In 2017, both Labour and the Greens promised a “feebate” scheme that would place a levy on purchasing high-emitting vehicles like double cab utes, and a corresponding discount on EVs, hybrids and other low-emitting vehicles. But National opposed it and then NZ First applied its notorious handbrake on that, as well as a Clean Car Standard. A frustrated Labour seemingly gave up, and didn’t even take a feebate scheme to voters in the 2020 – it was only the Greens that continued pushing for a clear car discount scheme.
So it’s taken a long time for any government to get even to the point that transport minister Michael Wood did yesterday, when he promised the Government would “consider options for an incentive scheme” to help Kiwis switch to clean cars.

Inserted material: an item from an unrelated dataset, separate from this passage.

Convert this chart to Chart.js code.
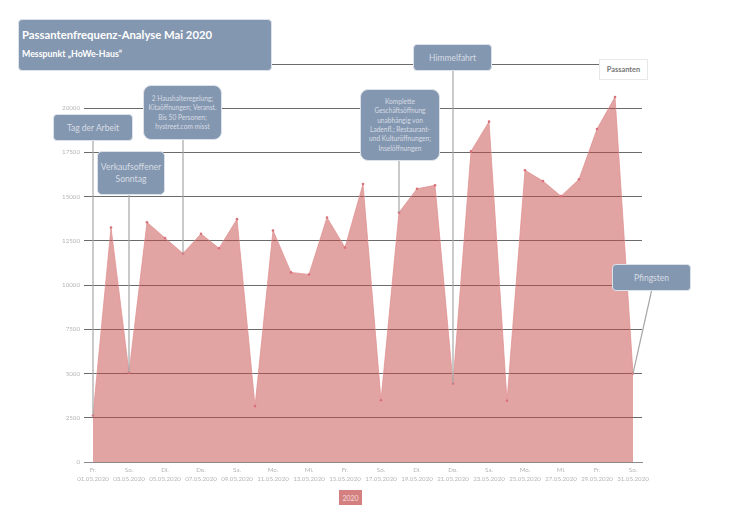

That’s a belated but significant step forward.
Because, topping up my diesel SUV with biodiesel, I knew (like most of us do) that it wasn’t a big enough step in the right direction. For most of us, we want to change, we know we have to change, but hybrids or electric vehicles still seem unaffordable.
My Mitsubishi SUV, and Jacinda Ardern’s BMW sedan. and those big trucks waiting to fill up at the truckstop in East Tamaki – it’s likely they’ll all be on New Zealand’s roads for many years yet. Kiwis run their cars into the ground – the average age of the country’s light vehicle fleet is 14 and a half years.
We just don’t have that much time to cut our emissions – as the Climate Change Commission will brutally and unequivocally spell out this weekend.